◆ Task statement
Give back every line exactly as it appears, pictures excluded.

◆ Source material
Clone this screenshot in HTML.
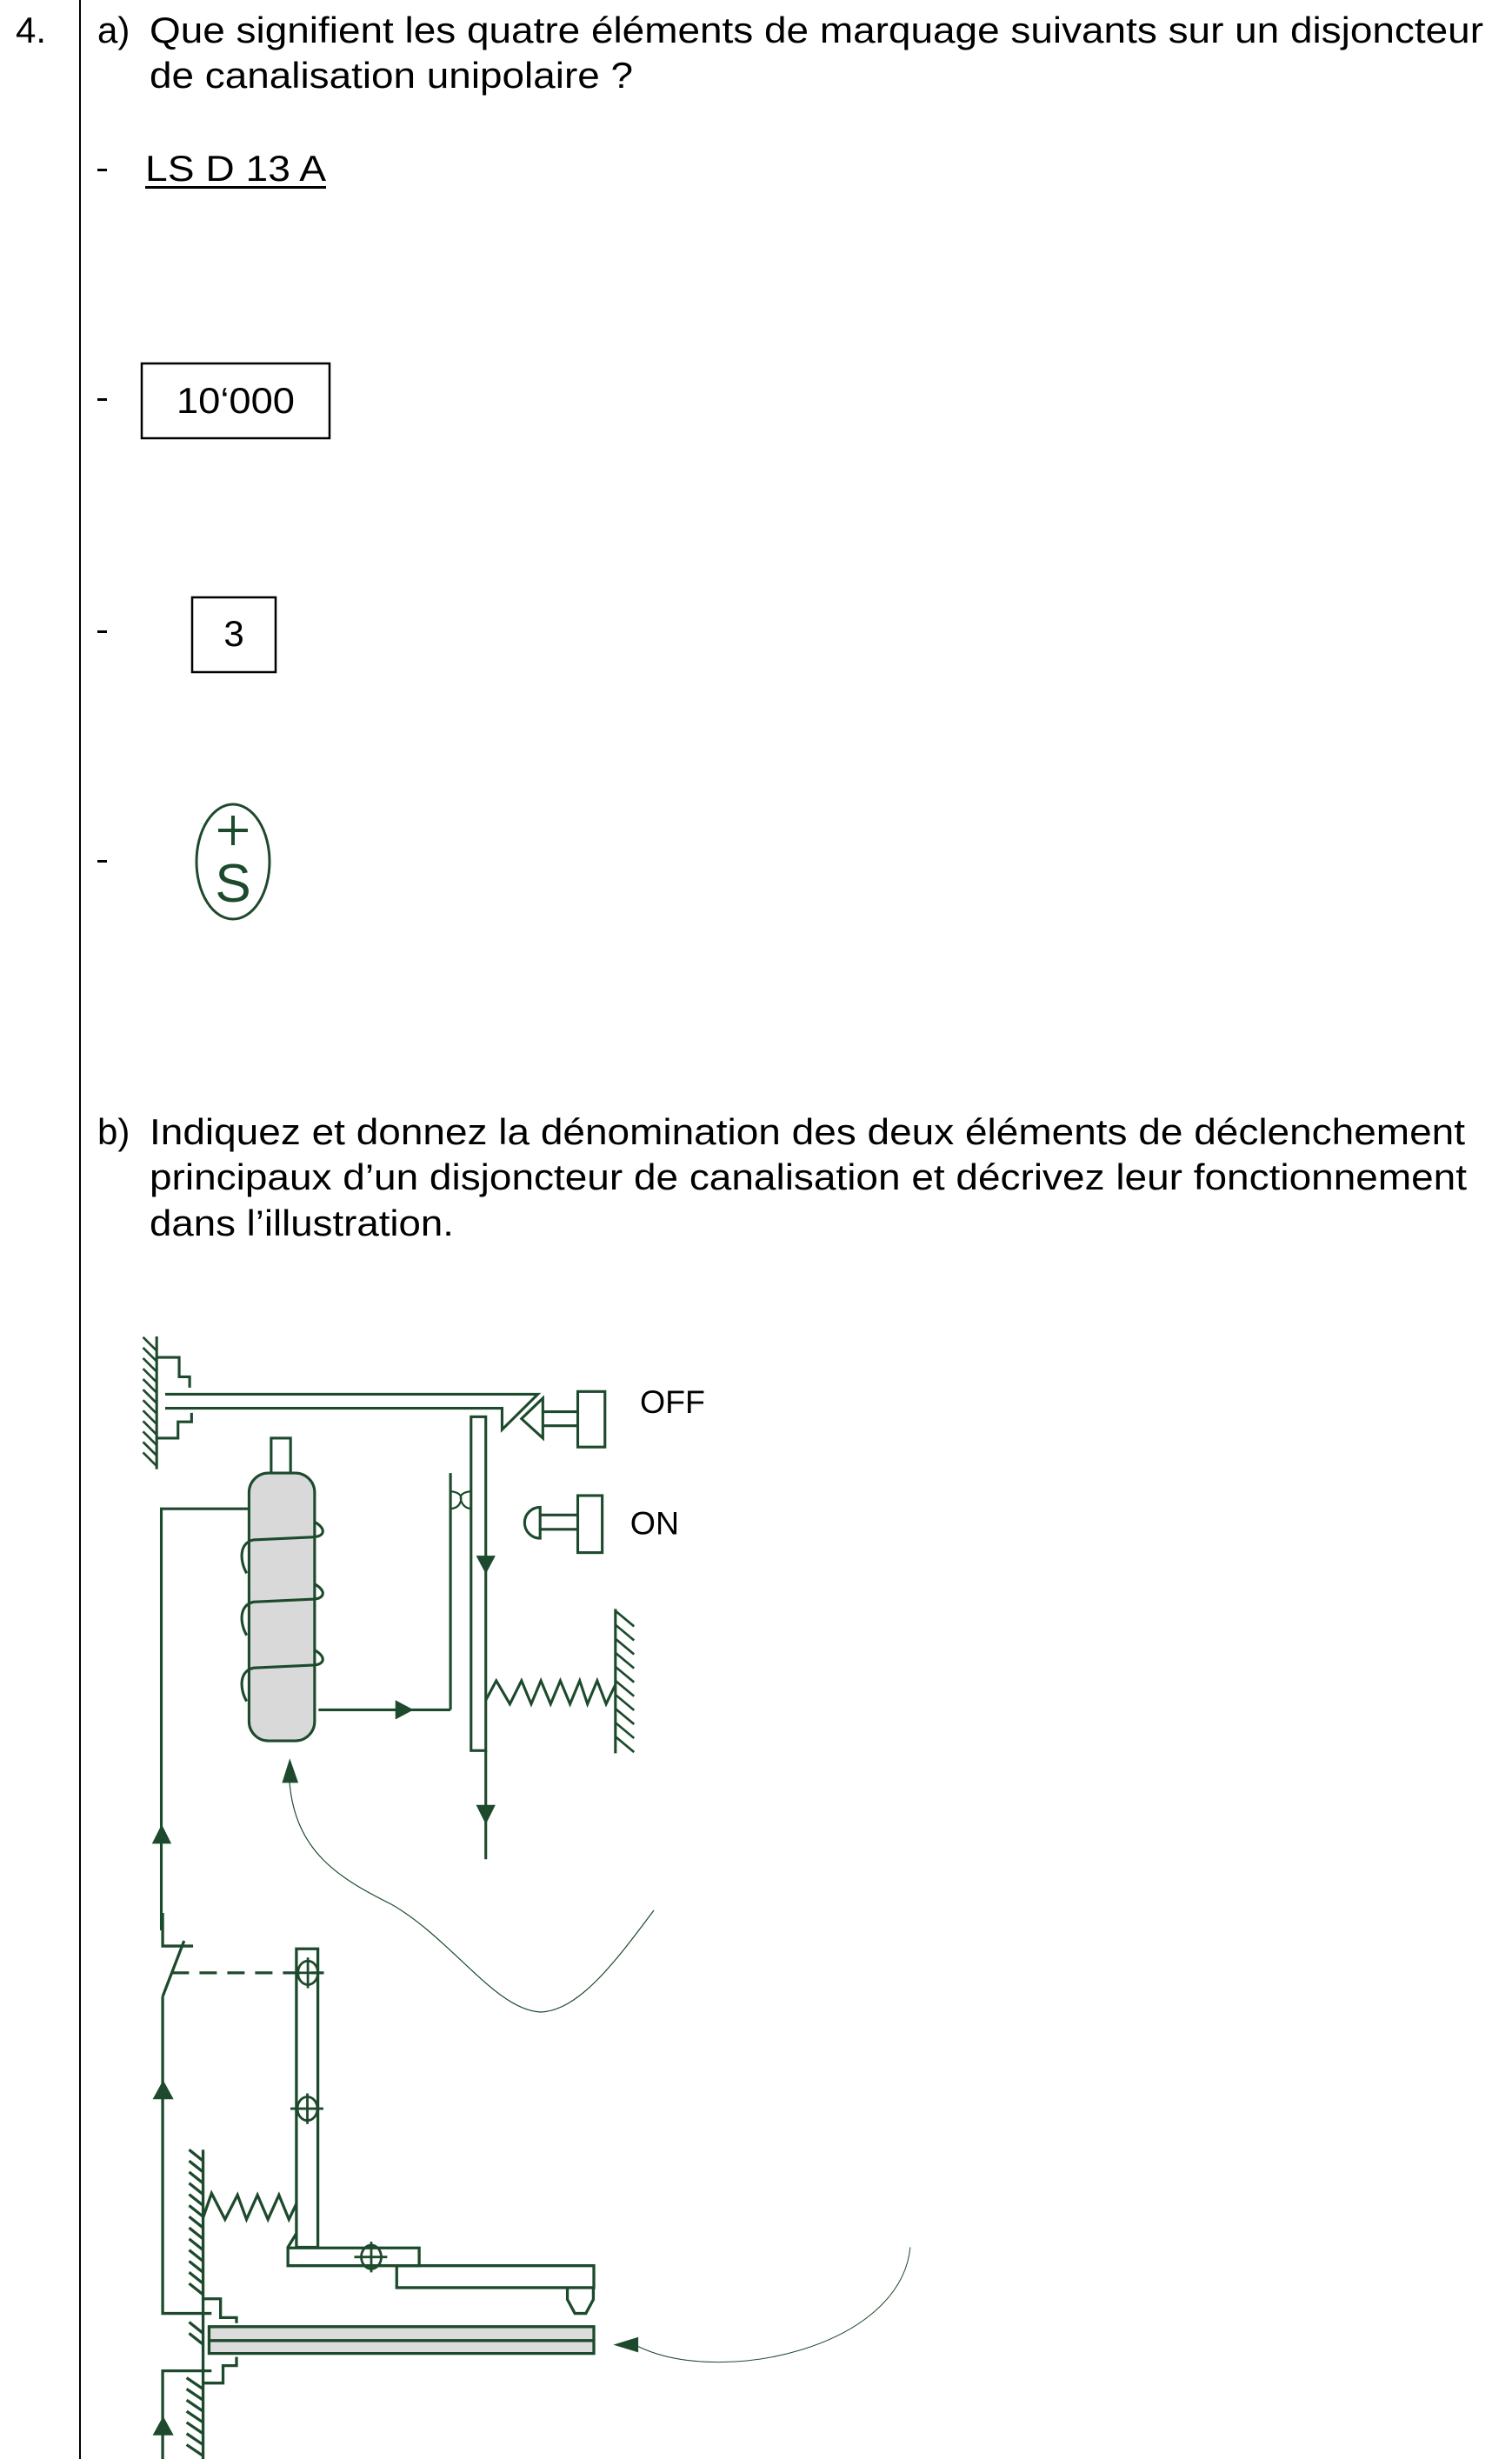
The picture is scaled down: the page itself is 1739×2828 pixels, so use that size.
<!DOCTYPE html>
<html><head><meta charset="utf-8"><style>
html,body{margin:0;padding:0;background:#fff;}
svg{display:block;}
text{font-family:"Liberation Sans",sans-serif;}
.ns *{vector-effect:non-scaling-stroke;}
</style></head><body>
<svg width="1739" height="2828" viewBox="0 0 1739 2828">
<rect width="1739" height="2828" fill="#fff"/>
<line x1="92" y1="0" x2="92" y2="2828" stroke="#000" stroke-width="2"/>
<g font-size="42" fill="#000">
<text x="18" y="49">4.</text>
<text x="112" y="49">a)</text>
<text x="172" y="49" textLength="1534" lengthAdjust="spacingAndGlyphs">Que signifient les quatre éléments de marquage suivants sur un disjoncteur</text>
<text x="172" y="101" textLength="556" lengthAdjust="spacingAndGlyphs">de canalisation unipolaire ?</text>
<rect x="112" y="194" width="11" height="3"/>
<text x="167" y="208" textLength="208" lengthAdjust="spacingAndGlyphs">LS D 13 A</text>
<rect x="167" y="214" width="208" height="3"/>
<rect x="112" y="458" width="11" height="3"/>
<rect x="163" y="418" width="216" height="86" fill="none" stroke="#000" stroke-width="2.5"/>
<text x="271" y="475" text-anchor="middle" textLength="136" lengthAdjust="spacingAndGlyphs">10‘000</text>
<rect x="112" y="725" width="11" height="3"/>
<rect x="221" y="687" width="96" height="86" fill="none" stroke="#000" stroke-width="2.5"/>
<text x="269" y="743" text-anchor="middle">3</text>
<rect x="112" y="989" width="11" height="3"/>
<text x="112" y="1316">b)</text>
<text x="172" y="1316" textLength="1513" lengthAdjust="spacingAndGlyphs">Indiquez et donnez la dénomination des deux éléments de déclenchement</text>
<text x="172" y="1368" textLength="1515" lengthAdjust="spacingAndGlyphs">principaux d’un disjoncteur de canalisation et décrivez leur fonctionnement</text>
<text x="172" y="1421" textLength="350" lengthAdjust="spacingAndGlyphs">dans l’illustration.</text>
</g>
<g stroke="#1d4a2c" fill="none">
<ellipse cx="268" cy="991" rx="42" ry="66" stroke-width="3"/>
<line x1="268" y1="938" x2="268" y2="972" stroke-width="4"/>
<line x1="251" y1="955" x2="285" y2="955" stroke-width="4"/>
<text x="268" y="1037" text-anchor="middle" font-size="62" fill="#1d4a2c" stroke="none">S</text>
</g>

<g transform="translate(140,1520) scale(0.4464)" stroke="#1d4a2c" stroke-width="7" fill="none">
<line x1="90" y1="38" x2="90" y2="380"/>
<path d="M55,40L90,75M55,67L90,102M55,94L90,129M55,121L90,156M55,148L90,183M55,175L90,210M55,202L90,237M55,229L90,264M55,256L90,291M55,283L90,318M55,310L90,345M55,337L90,372" stroke-width="6"/>
<path d="M90,92H148V142H175V170"/>
<path d="M90,300H145V258H180V235"/>
<path d="M112,187H1072L980,278V223H112"/>
<path d="M1085,197L1030,250L1085,300Z"/>
<path d="M1085,232H1175M1085,268H1175"/>
<rect x="1175" y="180" width="70" height="143"/>
<text x="1335" y="235" font-size="84" fill="#000" stroke="none">OFF</text>
<rect x="900" y="245" width="38" height="860"/>
<line x1="938" y1="1105" x2="938" y2="1385"/>
<path d="M913,603H963L938,650Z M913,1245H963L938,1295Z" fill="#1d4a2c" stroke="none"/>
<line x1="847" y1="390" x2="847" y2="1000"/>
<path d="M847,437Q878,440 874,460Q870,480 847,482M900,437Q868,440 874,460Q880,480 900,482" stroke-width="5"/>
<line x1="507" y1="1000" x2="847" y2="1000"/>
<path d="M705,975L752,1000L705,1025Z" fill="#1d4a2c" stroke="none"/>
<rect x="385" y="300" width="50" height="90"/>
<rect x="328" y="390" width="169" height="690" rx="50" fill="#d9d9d9"/>
<path d="M495,515C528,532 525,555 490,555L340,562C300,570 305,620 322,648"/>
<path d="M495,675C528,692 525,715 490,715L340,722C300,730 305,780 322,808"/>
<path d="M495,845C528,862 525,885 490,885L340,892C300,900 305,950 322,978"/>
<path d="M328,482H102V1568"/>
<path d="M78,1345H128L103,1295Z" fill="#1d4a2c" stroke="none"/>
<polyline points="938,975 965,925 1000,985 1030,925 1055,985 1080,925 1105,985 1130,925 1155,985 1180,925 1200,985 1225,925 1248,985 1272,935"/>
<line x1="1272" y1="740" x2="1272" y2="1112"/>
<path d="M1272,745L1320,785M1272,781L1320,821M1272,817L1320,857M1272,853L1320,893M1272,889L1320,929M1272,925L1320,965M1272,961L1320,1001M1272,997L1320,1037M1272,1033L1320,1073M1272,1069L1320,1109" stroke-width="6"/>
<rect x="1175" y="448" width="63" height="147"/>
<path d="M1078,498H1175M1078,535H1175"/>
<path d="M1078,478A40,40 0 0 0 1078,558Z"/>
<text x="1310" y="548" font-size="84" fill="#000" stroke="none">ON</text>
<path d="M413,1188H455L433,1125Z" fill="#1d4a2c" stroke="none"/>
</g>

<g class="ns" transform="translate(140,2200) scale(0.574,0.4005)" stroke="#1d4a2c" stroke-width="3.3" fill="none">
<path d="M82,0V95H143"/>
<line x1="125" y1="80" x2="82" y2="240"/>
<path d="M82,240V1150H180"/>
<path d="M62,535H104L83,480Z" fill="#1d4a2c" stroke="none"/>
<line x1="100" y1="172" x2="405" y2="172" stroke-dasharray="20,12"/>
<rect x="350" y="103" width="43" height="857"/>
<g stroke-width="2.8">
<ellipse cx="373" cy="172" rx="20" ry="34"/><path d="M373,128V216M340,172H405"/>
<ellipse cx="372" cy="562" rx="20" ry="34"/><path d="M372,518V606M338,562H404"/>
<ellipse cx="500" cy="988" rx="20" ry="34"/><path d="M500,944V1032M466,988H532"/>
</g>
<line x1="163" y1="680" x2="163" y2="1568"/>
<path d="M135,680L163,712M135,712L163,744M135,744L163,776M135,776L163,808M135,808L163,840M135,840L163,872M135,872L163,904M135,904L163,936M135,936L163,968M135,968L163,1000M135,1000L163,1032M135,1032L163,1064M135,1064L163,1096M135,1175L163,1207M135,1207L163,1239M130,1335L163,1367M130,1367L163,1399M130,1399L163,1431M130,1431L163,1463M130,1463L163,1495M130,1495L163,1527M130,1527L163,1559"/>
<polyline points="163,875 180,805 207,880 232,810 250,880 272,810 293,880 315,810 335,880 350,835"/>
<line x1="350" y1="920" x2="333" y2="960"/>
<rect x="333" y="962" width="263" height="51"/>
<rect x="551" y="1013" width="395" height="63"/>
<path d="M893,1076V1110L908,1150H930L945,1110V1076"/>
<rect x="175" y="1188" width="771" height="77" fill="#dcdcdc"/>
<line x1="175" y1="1228" x2="946" y2="1228"/>
<path d="M163,1108H198V1162H230V1178"/>
<path d="M163,1350H203V1300H230V1275"/>
<path d="M82,1568V1315H180"/>
<path d="M62,1500H104L83,1445Z" fill="#1d4a2c" stroke="none"/>
<path d="M985,1240L1035,1218V1262Z" fill="#1d4a2c" stroke="none"/>
<path d="M1035,1245C1200,1360 1560,1250 1580,960" stroke-width="1"/>
</g>
<path d="M333,2050C340,2130 390,2160 450,2190C520,2230 570,2312 622,2314C665,2312 705,2260 752,2197" fill="none" stroke="#1d4a2c" stroke-width="1.2"/>
</svg>
</body></html>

◆ Exercise answer
Clone this screenshot in HTML.
The picture is scaled down: the page itself is 1739×2828 pixels, so use that size.
<!DOCTYPE html>
<html><head><meta charset="utf-8"><style>
html,body{margin:0;padding:0;background:#fff;}
svg{display:block;}
text{font-family:"Liberation Sans",sans-serif;}
.ns *{vector-effect:non-scaling-stroke;}
</style></head><body>
<svg width="1739" height="2828" viewBox="0 0 1739 2828">
<rect width="1739" height="2828" fill="#fff"/>
<line x1="92" y1="0" x2="92" y2="2828" stroke="#000" stroke-width="2"/>
<g font-size="42" fill="#000">
<text x="18" y="49">4.</text>
<text x="112" y="49">a)</text>
<text x="172" y="49" textLength="1534" lengthAdjust="spacingAndGlyphs">Que signifient les quatre éléments de marquage suivants sur un disjoncteur</text>
<text x="172" y="101" textLength="556" lengthAdjust="spacingAndGlyphs">de canalisation unipolaire ?</text>
<rect x="112" y="194" width="11" height="3"/>
<text x="167" y="208" textLength="208" lengthAdjust="spacingAndGlyphs">LS D 13 A</text>
<rect x="167" y="214" width="208" height="3"/>
<rect x="112" y="458" width="11" height="3"/>
<rect x="163" y="418" width="216" height="86" fill="none" stroke="#000" stroke-width="2.5"/>
<text x="271" y="475" text-anchor="middle" textLength="136" lengthAdjust="spacingAndGlyphs">10‘000</text>
<rect x="112" y="725" width="11" height="3"/>
<rect x="221" y="687" width="96" height="86" fill="none" stroke="#000" stroke-width="2.5"/>
<text x="269" y="743" text-anchor="middle">3</text>
<rect x="112" y="989" width="11" height="3"/>
<text x="112" y="1316">b)</text>
<text x="172" y="1316" textLength="1513" lengthAdjust="spacingAndGlyphs">Indiquez et donnez la dénomination des deux éléments de déclenchement</text>
<text x="172" y="1368" textLength="1515" lengthAdjust="spacingAndGlyphs">principaux d’un disjoncteur de canalisation et décrivez leur fonctionnement</text>
<text x="172" y="1421" textLength="350" lengthAdjust="spacingAndGlyphs">dans l’illustration.</text>
</g>
<g stroke="#1d4a2c" fill="none">
<ellipse cx="268" cy="991" rx="42" ry="66" stroke-width="3"/>
<line x1="268" y1="938" x2="268" y2="972" stroke-width="4"/>
<line x1="251" y1="955" x2="285" y2="955" stroke-width="4"/>
<text x="268" y="1037" text-anchor="middle" font-size="62" fill="#1d4a2c" stroke="none">S</text>
</g>

<g transform="translate(140,1520) scale(0.4464)" stroke="#1d4a2c" stroke-width="7" fill="none">
<line x1="90" y1="38" x2="90" y2="380"/>
<path d="M55,40L90,75M55,67L90,102M55,94L90,129M55,121L90,156M55,148L90,183M55,175L90,210M55,202L90,237M55,229L90,264M55,256L90,291M55,283L90,318M55,310L90,345M55,337L90,372" stroke-width="6"/>
<path d="M90,92H148V142H175V170"/>
<path d="M90,300H145V258H180V235"/>
<path d="M112,187H1072L980,278V223H112"/>
<path d="M1085,197L1030,250L1085,300Z"/>
<path d="M1085,232H1175M1085,268H1175"/>
<rect x="1175" y="180" width="70" height="143"/>
<text x="1335" y="235" font-size="84" fill="#000" stroke="none">OFF</text>
<rect x="900" y="245" width="38" height="860"/>
<line x1="938" y1="1105" x2="938" y2="1385"/>
<path d="M913,603H963L938,650Z M913,1245H963L938,1295Z" fill="#1d4a2c" stroke="none"/>
<line x1="847" y1="390" x2="847" y2="1000"/>
<path d="M847,437Q878,440 874,460Q870,480 847,482M900,437Q868,440 874,460Q880,480 900,482" stroke-width="5"/>
<line x1="507" y1="1000" x2="847" y2="1000"/>
<path d="M705,975L752,1000L705,1025Z" fill="#1d4a2c" stroke="none"/>
<rect x="385" y="300" width="50" height="90"/>
<rect x="328" y="390" width="169" height="690" rx="50" fill="#d9d9d9"/>
<path d="M495,515C528,532 525,555 490,555L340,562C300,570 305,620 322,648"/>
<path d="M495,675C528,692 525,715 490,715L340,722C300,730 305,780 322,808"/>
<path d="M495,845C528,862 525,885 490,885L340,892C300,900 305,950 322,978"/>
<path d="M328,482H102V1568"/>
<path d="M78,1345H128L103,1295Z" fill="#1d4a2c" stroke="none"/>
<polyline points="938,975 965,925 1000,985 1030,925 1055,985 1080,925 1105,985 1130,925 1155,985 1180,925 1200,985 1225,925 1248,985 1272,935"/>
<line x1="1272" y1="740" x2="1272" y2="1112"/>
<path d="M1272,745L1320,785M1272,781L1320,821M1272,817L1320,857M1272,853L1320,893M1272,889L1320,929M1272,925L1320,965M1272,961L1320,1001M1272,997L1320,1037M1272,1033L1320,1073M1272,1069L1320,1109" stroke-width="6"/>
<rect x="1175" y="448" width="63" height="147"/>
<path d="M1078,498H1175M1078,535H1175"/>
<path d="M1078,478A40,40 0 0 0 1078,558Z"/>
<text x="1310" y="548" font-size="84" fill="#000" stroke="none">ON</text>
<path d="M413,1188H455L433,1125Z" fill="#1d4a2c" stroke="none"/>
</g>

<g class="ns" transform="translate(140,2200) scale(0.574,0.4005)" stroke="#1d4a2c" stroke-width="3.3" fill="none">
<path d="M82,0V95H143"/>
<line x1="125" y1="80" x2="82" y2="240"/>
<path d="M82,240V1150H180"/>
<path d="M62,535H104L83,480Z" fill="#1d4a2c" stroke="none"/>
<line x1="100" y1="172" x2="405" y2="172" stroke-dasharray="20,12"/>
<rect x="350" y="103" width="43" height="857"/>
<g stroke-width="2.8">
<ellipse cx="373" cy="172" rx="20" ry="34"/><path d="M373,128V216M340,172H405"/>
<ellipse cx="372" cy="562" rx="20" ry="34"/><path d="M372,518V606M338,562H404"/>
<ellipse cx="500" cy="988" rx="20" ry="34"/><path d="M500,944V1032M466,988H532"/>
</g>
<line x1="163" y1="680" x2="163" y2="1568"/>
<path d="M135,680L163,712M135,712L163,744M135,744L163,776M135,776L163,808M135,808L163,840M135,840L163,872M135,872L163,904M135,904L163,936M135,936L163,968M135,968L163,1000M135,1000L163,1032M135,1032L163,1064M135,1064L163,1096M135,1175L163,1207M135,1207L163,1239M130,1335L163,1367M130,1367L163,1399M130,1399L163,1431M130,1431L163,1463M130,1463L163,1495M130,1495L163,1527M130,1527L163,1559"/>
<polyline points="163,875 180,805 207,880 232,810 250,880 272,810 293,880 315,810 335,880 350,835"/>
<line x1="350" y1="920" x2="333" y2="960"/>
<rect x="333" y="962" width="263" height="51"/>
<rect x="551" y="1013" width="395" height="63"/>
<path d="M893,1076V1110L908,1150H930L945,1110V1076"/>
<rect x="175" y="1188" width="771" height="77" fill="#dcdcdc"/>
<line x1="175" y1="1228" x2="946" y2="1228"/>
<path d="M163,1108H198V1162H230V1178"/>
<path d="M163,1350H203V1300H230V1275"/>
<path d="M82,1568V1315H180"/>
<path d="M62,1500H104L83,1445Z" fill="#1d4a2c" stroke="none"/>
<path d="M985,1240L1035,1218V1262Z" fill="#1d4a2c" stroke="none"/>
<path d="M1035,1245C1200,1360 1560,1250 1580,960" stroke-width="1"/>
</g>
<path d="M333,2050C340,2130 390,2160 450,2190C520,2230 570,2312 622,2314C665,2312 705,2260 752,2197" fill="none" stroke="#1d4a2c" stroke-width="1.2"/>
</svg>
</body></html>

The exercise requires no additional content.